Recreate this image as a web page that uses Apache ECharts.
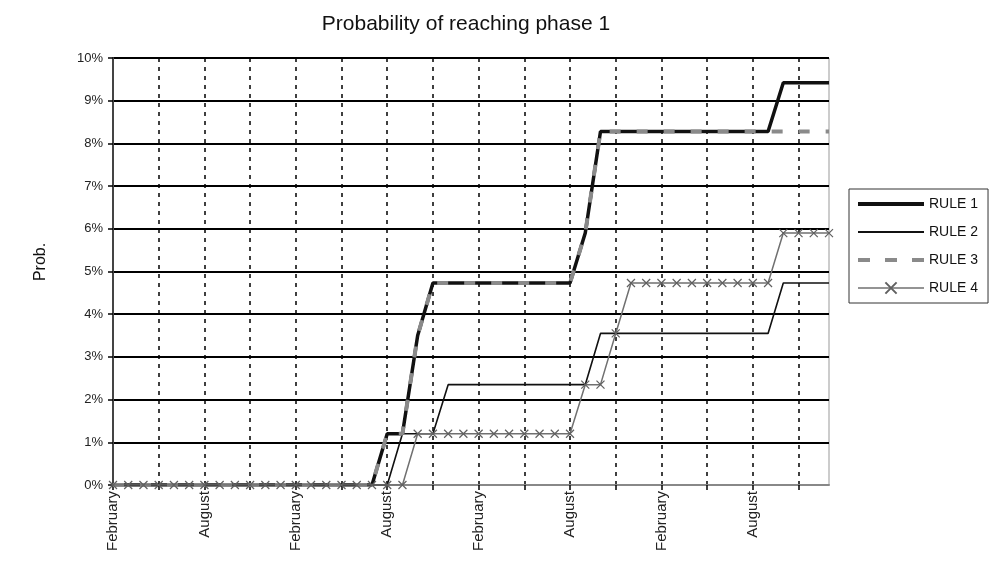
<!DOCTYPE html>
<html><head><meta charset="utf-8">
<script src="https://cdn.jsdelivr.net/npm/echarts@6/dist/echarts.min.js"></script>
<style>html,body{margin:0;padding:0;background:#fff}#c{width:992px;height:564px}</style>
</head><body><div id="c"></div>
<script>
const categories = [
  'February','March','April','May','June','July','August','September','October','November','December','January',
  'February','March','April','May','June','July','August','September','October','November','December','January',
  'February','March','April','May','June','July','August','September','October','November','December','January',
  'February','March','April','May','June','July','August','September','October','November','December','January'
];
const rule1 = [0,0,0,0,0,0,0,0,0,0,0,0,0,0,0,0,0,0,1.2,1.2,3.5,4.73,4.73,4.73,4.73,4.73,4.73,4.73,4.73,4.73,4.73,5.9,8.28,8.28,8.28,8.28,8.28,8.28,8.28,8.28,8.28,8.28,8.28,8.28,9.42,9.42,9.42,9.42];
const rule2 = [0,0,0,0,0,0,0,0,0,0,0,0,0,0,0,0,0,0,0,1.2,1.2,1.2,2.35,2.35,2.35,2.35,2.35,2.35,2.35,2.35,2.35,2.35,3.55,3.55,3.55,3.55,3.55,3.55,3.55,3.55,3.55,3.55,3.55,3.55,4.73,4.73,4.73,4.73];
const rule3 = [0,0,0,0,0,0,0,0,0,0,0,0,0,0,0,0,0,0,1.2,1.2,3.5,4.73,4.73,4.73,4.73,4.73,4.73,4.73,4.73,4.73,4.73,5.9,8.28,8.28,8.28,8.28,8.28,8.28,8.28,8.28,8.28,8.28,8.28,8.28,8.28,8.28,8.28,8.28];
const rule4 = [0,0,0,0,0,0,0,0,0,0,0,0,0,0,0,0,0,0,0,0,1.2,1.2,1.2,1.2,1.2,1.2,1.2,1.2,1.2,1.2,1.2,2.35,2.35,3.55,4.73,4.73,4.73,4.73,4.73,4.73,4.73,4.73,4.73,4.73,5.9,5.9,5.9,5.9];
const seriesNames = ['RULE 1','RULE 2','RULE 3','RULE 4'];

const FONT = 'Liberation Sans, Arial, sans-serif';
const chart = echarts.init(document.getElementById('c'), null, {renderer:'canvas'});
const hSplitColors = ['#999'].concat(Array(10).fill('#000'));
chart.setOption({
  animation: false,
  backgroundColor: '#fff',
  title: {
    text: 'Probability of reaching phase 1',
    left: 461, top: 9, textAlign: 'center',
    textStyle: {fontFamily: FONT, fontSize: 21, fontWeight: 'normal', color: '#111'}
  },
  graphic: [{
    type: 'text', x: 41, y: 262, rotation: Math.PI / 2,
    style: {text: 'Prob.', font: '16px ' + FONT, fill: '#111', align: 'center', verticalAlign: 'middle'}
  }],
  legend: {
    orient: 'vertical', left: 849, top: 189,
    padding: [8, 10, 8, 7],
    borderColor: '#333', borderWidth: 1,
    itemWidth: 66, itemHeight: 14, itemGap: 14,
    data: [
      {name: seriesNames[0], itemStyle: {opacity: 0}, lineStyle: {width: 4, color: '#111'}},
      {name: seriesNames[1], itemStyle: {opacity: 0}, lineStyle: {width: 1.8, color: '#111'}},
      {name: seriesNames[2], itemStyle: {opacity: 0}, lineStyle: {width: 4, color: '#8a8a8a', type: [12, 15]}},
      {name: seriesNames[3], lineStyle: {width: 1.3, color: '#707070'}}
    ],
    textStyle: {fontFamily: FONT, fontSize: 14, color: '#111'}
  },
  grid: {left: 113, right: 163, top: 58, bottom: 79, show: true, borderColor: '#999', borderWidth: 1, containLabel: false},
  xAxis: {
    type: 'category', data: categories, boundaryGap: false,
    axisLine: {lineStyle: {color: '#888', width: 2}},
    axisTick: {show: true, interval: 2, length: 5, lineStyle: {color: '#000', width: 1.5}},
    axisLabel: {interval: 5, rotate: 90, margin: 6, fontFamily: FONT, fontSize: 15, color: '#222'},
    splitLine: {show: true, interval: 2, lineStyle: {color: '#000', width: 1.5, type: [4, 5]}}
  },
  yAxis: {
    type: 'value', min: 0, max: 10, interval: 1,
    axisLine: {show: true, lineStyle: {color: '#444', width: 2}},
    axisTick: {show: true, length: 5, lineStyle: {color: '#000', width: 1.5}},
    axisLabel: {formatter: '{value}%', margin: 10, fontFamily: FONT, fontSize: 13, color: '#222'},
    splitLine: {show: true, lineStyle: {color: hSplitColors, width: 2}}
  },
  series: [
    {name: seriesNames[0], type: 'line', data: rule1, symbol: 'none', lineStyle: {color: '#111', width: 3.5}, itemStyle: {color: '#111'}},
    {name: seriesNames[1], type: 'line', data: rule2, symbol: 'none', lineStyle: {color: '#111', width: 1.6}, itemStyle: {color: '#111'}},
    {name: seriesNames[2], type: 'line', data: rule3, symbol: 'none', lineStyle: {color: '#8a8a8a', width: 4, type: [11, 16]}, itemStyle: {color: '#8a8a8a'}},
    {name: seriesNames[3], type: 'line', data: rule4, symbol: 'path://M0,0L10,10M10,0L0,10', symbolSize: 8, showAllSymbol: true,
      lineStyle: {color: '#707070', width: 1.5}, itemStyle: {color: '#707070', borderColor: '#606060', borderWidth: 1.2}}
  ]
});
</script></body></html>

[GIVEN EXERCISE]
Copy the whole listing above word for word but do not carry over the pictures.

[THE COMPLETED TASK]
Recreate this image as a web page that uses Apache ECharts.
<!DOCTYPE html>
<html><head><meta charset="utf-8">
<script src="https://cdn.jsdelivr.net/npm/echarts@6/dist/echarts.min.js"></script>
<style>html,body{margin:0;padding:0;background:#fff}#c{width:992px;height:564px}</style>
</head><body><div id="c"></div>
<script>
const categories = [
  'February','March','April','May','June','July','August','September','October','November','December','January',
  'February','March','April','May','June','July','August','September','October','November','December','January',
  'February','March','April','May','June','July','August','September','October','November','December','January',
  'February','March','April','May','June','July','August','September','October','November','December','January'
];
const rule1 = [0,0,0,0,0,0,0,0,0,0,0,0,0,0,0,0,0,0,1.2,1.2,3.5,4.73,4.73,4.73,4.73,4.73,4.73,4.73,4.73,4.73,4.73,5.9,8.28,8.28,8.28,8.28,8.28,8.28,8.28,8.28,8.28,8.28,8.28,8.28,9.42,9.42,9.42,9.42];
const rule2 = [0,0,0,0,0,0,0,0,0,0,0,0,0,0,0,0,0,0,0,1.2,1.2,1.2,2.35,2.35,2.35,2.35,2.35,2.35,2.35,2.35,2.35,2.35,3.55,3.55,3.55,3.55,3.55,3.55,3.55,3.55,3.55,3.55,3.55,3.55,4.73,4.73,4.73,4.73];
const rule3 = [0,0,0,0,0,0,0,0,0,0,0,0,0,0,0,0,0,0,1.2,1.2,3.5,4.73,4.73,4.73,4.73,4.73,4.73,4.73,4.73,4.73,4.73,5.9,8.28,8.28,8.28,8.28,8.28,8.28,8.28,8.28,8.28,8.28,8.28,8.28,8.28,8.28,8.28,8.28];
const rule4 = [0,0,0,0,0,0,0,0,0,0,0,0,0,0,0,0,0,0,0,0,1.2,1.2,1.2,1.2,1.2,1.2,1.2,1.2,1.2,1.2,1.2,2.35,2.35,3.55,4.73,4.73,4.73,4.73,4.73,4.73,4.73,4.73,4.73,4.73,5.9,5.9,5.9,5.9];
const seriesNames = ['RULE 1','RULE 2','RULE 3','RULE 4'];

const FONT = 'Liberation Sans, Arial, sans-serif';
const chart = echarts.init(document.getElementById('c'), null, {renderer:'canvas'});
const hSplitColors = ['#999'].concat(Array(10).fill('#000'));
chart.setOption({
  animation: false,
  backgroundColor: '#fff',
  title: {
    text: 'Probability of reaching phase 1',
    left: 461, top: 9, textAlign: 'center',
    textStyle: {fontFamily: FONT, fontSize: 21, fontWeight: 'normal', color: '#111'}
  },
  graphic: [{
    type: 'text', x: 41, y: 262, rotation: Math.PI / 2,
    style: {text: 'Prob.', font: '16px ' + FONT, fill: '#111', align: 'center', verticalAlign: 'middle'}
  }],
  legend: {
    orient: 'vertical', left: 849, top: 189,
    padding: [8, 10, 8, 7],
    borderColor: '#333', borderWidth: 1,
    itemWidth: 66, itemHeight: 14, itemGap: 14,
    data: [
      {name: seriesNames[0], itemStyle: {opacity: 0}, lineStyle: {width: 4, color: '#111'}},
      {name: seriesNames[1], itemStyle: {opacity: 0}, lineStyle: {width: 1.8, color: '#111'}},
      {name: seriesNames[2], itemStyle: {opacity: 0}, lineStyle: {width: 4, color: '#8a8a8a', type: [12, 15]}},
      {name: seriesNames[3], lineStyle: {width: 1.3, color: '#707070'}}
    ],
    textStyle: {fontFamily: FONT, fontSize: 14, color: '#111'}
  },
  grid: {left: 113, right: 163, top: 58, bottom: 79, show: true, borderColor: '#999', borderWidth: 1, containLabel: false},
  xAxis: {
    type: 'category', data: categories, boundaryGap: false,
    axisLine: {lineStyle: {color: '#888', width: 2}},
    axisTick: {show: true, interval: 2, length: 5, lineStyle: {color: '#000', width: 1.5}},
    axisLabel: {interval: 5, rotate: 90, margin: 6, fontFamily: FONT, fontSize: 15, color: '#222'},
    splitLine: {show: true, interval: 2, lineStyle: {color: '#000', width: 1.5, type: [4, 5]}}
  },
  yAxis: {
    type: 'value', min: 0, max: 10, interval: 1,
    axisLine: {show: true, lineStyle: {color: '#444', width: 2}},
    axisTick: {show: true, length: 5, lineStyle: {color: '#000', width: 1.5}},
    axisLabel: {formatter: '{value}%', margin: 10, fontFamily: FONT, fontSize: 13, color: '#222'},
    splitLine: {show: true, lineStyle: {color: hSplitColors, width: 2}}
  },
  series: [
    {name: seriesNames[0], type: 'line', data: rule1, symbol: 'none', lineStyle: {color: '#111', width: 3.5}, itemStyle: {color: '#111'}},
    {name: seriesNames[1], type: 'line', data: rule2, symbol: 'none', lineStyle: {color: '#111', width: 1.6}, itemStyle: {color: '#111'}},
    {name: seriesNames[2], type: 'line', data: rule3, symbol: 'none', lineStyle: {color: '#8a8a8a', width: 4, type: [11, 16]}, itemStyle: {color: '#8a8a8a'}},
    {name: seriesNames[3], type: 'line', data: rule4, symbol: 'path://M0,0L10,10M10,0L0,10', symbolSize: 8, showAllSymbol: true,
      lineStyle: {color: '#707070', width: 1.5}, itemStyle: {color: '#707070', borderColor: '#606060', borderWidth: 1.2}}
  ]
});
</script></body></html>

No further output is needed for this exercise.